# Ethernet, Browser, port...



## Patojo

Hola necesito que por favor me ayuden a traducir este mensaje.
En el se encuentro algunas palabras que no puedo traducir al Español y no se como le llamen en Latino America.
Ejemplo: Ethernet, Browser, port, etc. 

Aqui esta el tema y gracias anticipadamente.

"Whether you purchase Internet Services through the TV or your laptop, you can access the Internet from both places simultaneously.  To use your laptop, do one of the following:\n• Purchase Internet Services through the TV. Then plug your laptop into the Ethernet port in your room and start up your browser\nOR\n• Plug your laptop computer into the Ethernet port, start up your browser, and allow the laptop purchase wizard to guide you.\nIf your connection is not immediately available, try exiting and restarting your browser or restarting your computer with the ethernet connection in place".
 
Patojo


----------



## ILT

Hola Patojo:

Ethernet port --> puerto Ethernet
Browser --> navegador
Ethernet connection --> conexión Ethernet

Saludos


----------



## Patojo

Gracias,

Una pregunta no tenemos en Español ninguna palabra que se utilize para Ethernet? 
Es esta frase conocida en nuestro idioma?
La ultima pregunta como se puede traducir al Español

"Play Movie"


----------



## lauranazario

Patojo said:
			
		

> Una pregunta no tenemos en Español ninguna palabra que se utilize para Ethernet?


*Ethernet* no traduce... es una palabra que se ha convertido en *jerga de la industria informática*: http://en.wikipedia.org/wiki/Ethernet

Saludos,
LN


----------



## ILT

Play movie: si play es verbo, *reproducir película*; si play es adjetivo, película de juego (como la que haría un niño con su camarita); aunque dado el contexto de tu documento me inclino a pensar que debe ser la primera opción.

Saludos


----------



## Fernando

Del vínculo ofrecido por LN y de otros Ethernet es (o era) una marca registrada y actualmente se refiere al tipo más común de redes locales (RAL-LAN). 
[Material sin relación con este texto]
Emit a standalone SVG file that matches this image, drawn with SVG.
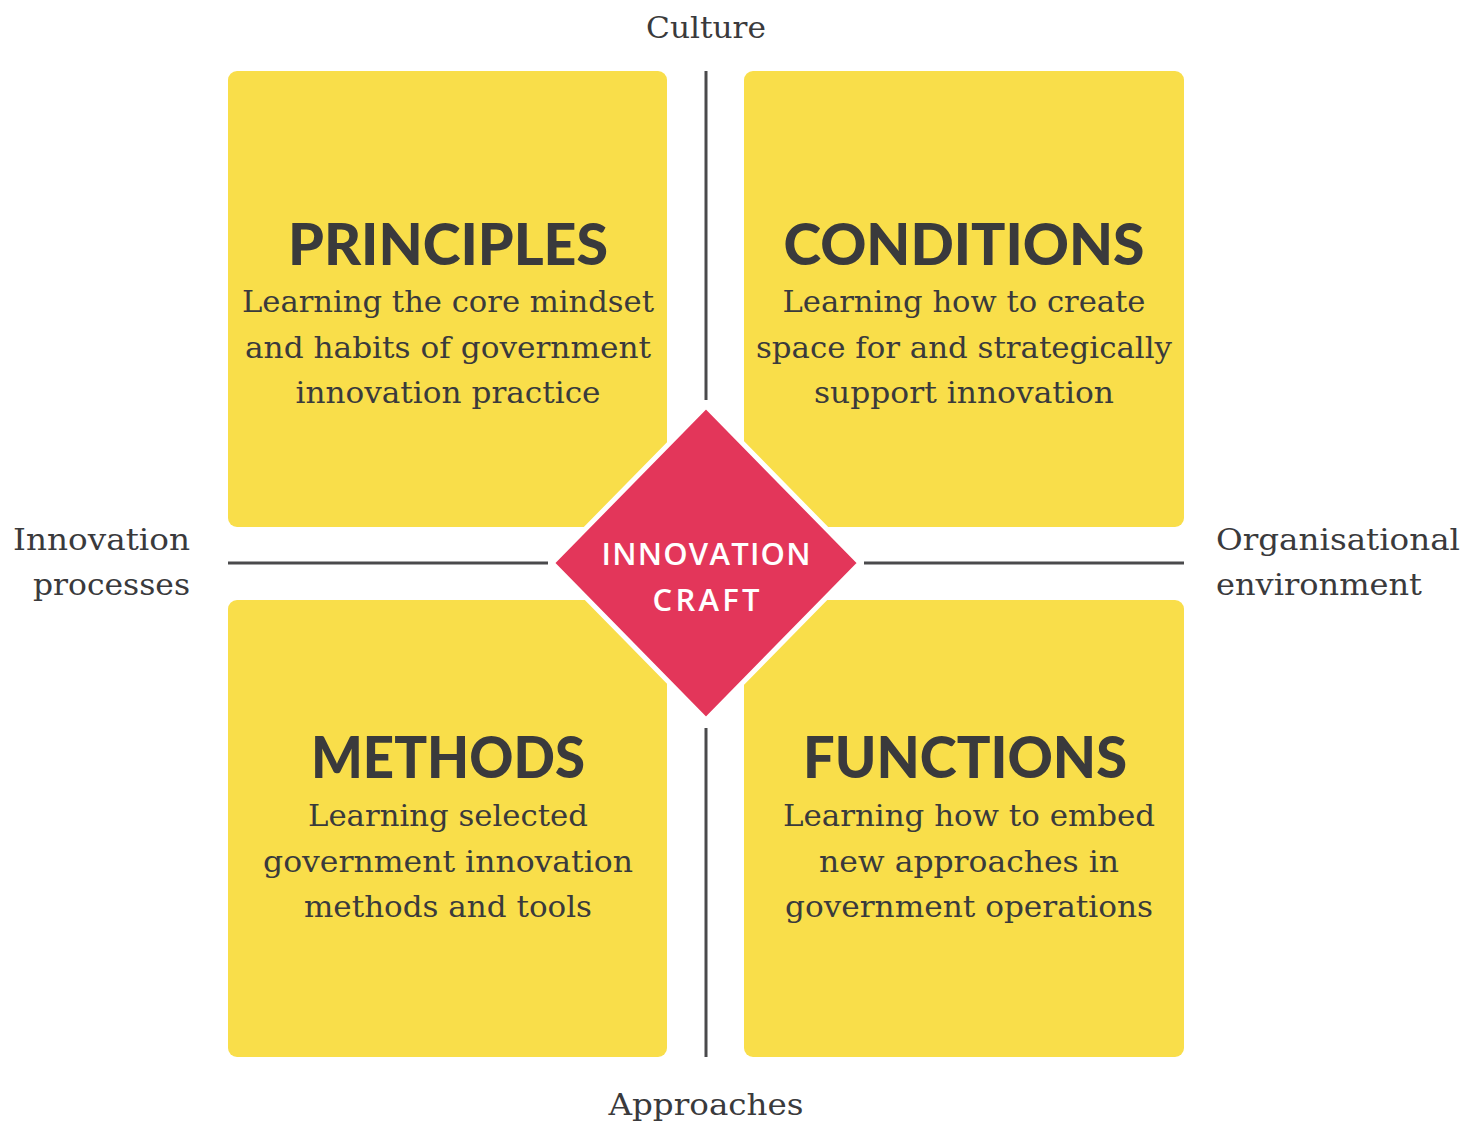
<svg xmlns="http://www.w3.org/2000/svg" width="1466" height="1124" viewBox="0 0 1466 1124">
<style>
.box{fill:#F9DE4A}
.title{font-family:Lato,"Noto Sans",sans-serif;font-weight:900;font-size:57px;fill:#3a3a3c;text-anchor:middle}
.body{font-family:"DejaVu Serif","Liberation Serif",serif;font-size:30px;fill:#3a3a3c;text-anchor:middle}
.lab{font-family:"DejaVu Serif","Liberation Serif",serif;font-size:29px;fill:#3a3a3c}
.ax{stroke:#4a4a4c;stroke-width:3;fill:none}
.core{font-family:"Open Sans","Noto Sans",sans-serif;font-weight:600;font-size:31px;fill:#ffffff;text-anchor:middle}
</style>
<rect width="1466" height="1124" fill="#ffffff"/>
<g id="connectors">
<line class="ax" x1="706" y1="71" x2="706" y2="400"/>
<line class="ax" x1="706" y1="728" x2="706" y2="1057"/>
<line class="ax" x1="228" y1="563" x2="548" y2="563"/>
<line class="ax" x1="864" y1="563" x2="1184" y2="563"/>
</g>
<g id="principles">
<rect class="box" x="228" y="71" width="439" height="456" rx="9"/>
<text class="title" x="448" y="265" textLength="320" lengthAdjust="spacingAndGlyphs">PRINCIPLES</text>
<text class="body" x="448" y="312" textLength="412" lengthAdjust="spacingAndGlyphs">Learning the core mindset</text>
<text class="body" x="448" y="358" textLength="406" lengthAdjust="spacingAndGlyphs">and habits of government</text>
<text class="body" x="448" y="403" textLength="305" lengthAdjust="spacingAndGlyphs">innovation practice</text>
</g>
<g id="conditions">
<rect class="box" x="744" y="71" width="440" height="456" rx="9"/>
<text class="title" x="964" y="265" textLength="361" lengthAdjust="spacingAndGlyphs">CONDITIONS</text>
<text class="body" x="964" y="312" textLength="363" lengthAdjust="spacingAndGlyphs">Learning how to create</text>
<text class="body" x="964" y="358" textLength="416" lengthAdjust="spacingAndGlyphs">space for and strategically</text>
<text class="body" x="964" y="403" textLength="300" lengthAdjust="spacingAndGlyphs">support innovation</text>
</g>
<g id="methods">
<rect class="box" x="228" y="600" width="439" height="457" rx="9"/>
<text class="title" x="448" y="778" textLength="274" lengthAdjust="spacingAndGlyphs">METHODS</text>
<text class="body" x="448" y="826" textLength="280" lengthAdjust="spacingAndGlyphs">Learning selected</text>
<text class="body" x="448" y="872" textLength="370" lengthAdjust="spacingAndGlyphs">government innovation</text>
<text class="body" x="448" y="917" textLength="288" lengthAdjust="spacingAndGlyphs">methods and tools</text>
</g>
<g id="functions">
<rect class="box" x="744" y="600" width="440" height="457" rx="9"/>
<text class="title" x="965" y="778" textLength="324" lengthAdjust="spacingAndGlyphs">FUNCTIONS</text>
<text class="body" x="969" y="826" textLength="372" lengthAdjust="spacingAndGlyphs">Learning how to embed</text>
<text class="body" x="969" y="872" textLength="300" lengthAdjust="spacingAndGlyphs">new approaches in</text>
<text class="body" x="969" y="917" textLength="368" lengthAdjust="spacingAndGlyphs">government operations</text>
</g>
<g id="innovation-craft">
<polygon points="706,406 860,563 706,720 552,563" fill="#E3365A" stroke="#ffffff" stroke-width="5" stroke-linejoin="miter"/>
<text class="core" x="706" y="565" textLength="209" lengthAdjust="spacing">INNOVATION</text>
<text class="core" x="706" y="611" textLength="107" lengthAdjust="spacing">CRAFT</text>
</g>
<g id="label-culture"><text class="lab" x="706" y="38" text-anchor="middle" textLength="120" lengthAdjust="spacingAndGlyphs">Culture</text></g>
<g id="label-approaches"><text class="lab" x="706" y="1115" text-anchor="middle" textLength="195" lengthAdjust="spacingAndGlyphs">Approaches</text></g>
<g id="label-innovation-processes">
<text class="lab" x="190" y="550" text-anchor="end" textLength="177" lengthAdjust="spacingAndGlyphs">Innovation</text>
<text class="lab" x="190" y="595" text-anchor="end" textLength="157" lengthAdjust="spacingAndGlyphs">processes</text>
</g>
<g id="label-organisational-environment">
<text class="lab" x="1216" y="550" textLength="244" lengthAdjust="spacingAndGlyphs">Organisational</text>
<text class="lab" x="1216" y="595" textLength="206" lengthAdjust="spacingAndGlyphs">environment</text>
</g>
</svg>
Al parecer es un juego de palabras ether (<aether = éter) + net (red). No me parece que tenga sentido traducirlo.


----------



## Fernando

Perdona ILT, adjetivo, no adjectivo. Sé que eres hispanohablante pero a mí también me gusta que me corrijan en castellano.


----------



## ILT

Fernando said:
			
		

> Perdona ILT, adjetivo, no adjectivo. Sé que eres hispanohablante pero a mí también me gusta que me corrijan en castellano.



¡¡¡Ups!!! Aunque soy hispanoparlante, esto me pasa por traducir todo el día de español a inglés 

Es importante que alguien que está aprendiendo vea la escritura correcta de las palabras, muchas gracias.

Y sí, Ethernet no se traduce, al igual que LAN, aunque se dice red de área local se sigue abreviando red LAN.

Saludos, y nuevamente gracias


----------



## Patojo

Gracias a todos.
Estoy aprendiendo mucho con su informacion.
Creo que cuando vivimos por 30 años en USA nos olvidamos un poco de algunas palabras en Español, ademas los modismos linguisticos cambian en nuestros paises de origen.
Saludos a todos y que tengan un buen fin de semana.


----------



## gilbert1968

Hola, yo creo que "PORT" se puede traducir como "ENCHUFE". En Mexico de dice de esta manera. Yo tambien estoy traduciento en este momento y yo estoy usando enchufe.

Gracias.


----------